The Stock Traders' Almanac also says October often evokes fear on Wall Street as memories are stirred of crashes in 1929, 1987, the 554-point drop on October 27, 1997, back-to-back massacres in 1978 and 1979, Friday the 13th in 1989 and the 733-point drop on October 15, 2008. During the week ending October 10, 2008, Dow lost 1,874.19 points (18.2%), the worst weekly decline in our database going back to 1901, in point and percentage terms. The term "Octoberphobia" has been used to describe the phenomenon of major market drops occurring during the month. Market calamities can become a self-fulfilling prophecy, so stay on the lookout and don't get whipsawed if it happens. But October has become a turnaround month -- a "bear killer" if you will. Eleven post-WWII bear markets have ended in October: 1946, 1957, 1960, 1962, 1966, 1974, 1987, 1990, 1998, 2001 and 2002. Eight were midterm bottoms.

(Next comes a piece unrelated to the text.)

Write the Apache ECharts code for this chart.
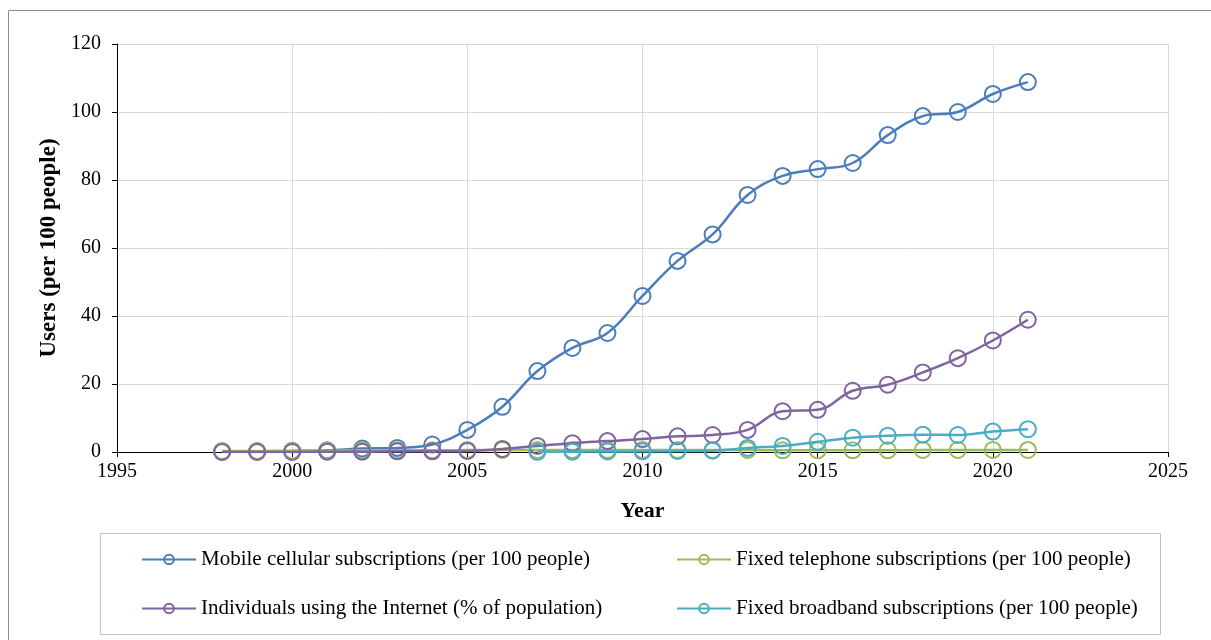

Current market weakness could be setting up October 2014 to be another "turn-around" year.
Notice in the updated graph below, over the past month healthcare remains the strongest S&P sector. Consumer staples normally strengthen in the fall and that is reflected below. Also the industrial materials sector is higher as home building and construction improves. Keep in mind if that if interest rates rise this should benefit financial stocks because this equates to more revenue for banks. Purchasing shares in any of these sectors should be a good bet as they will lead the market if stocks breakout higher.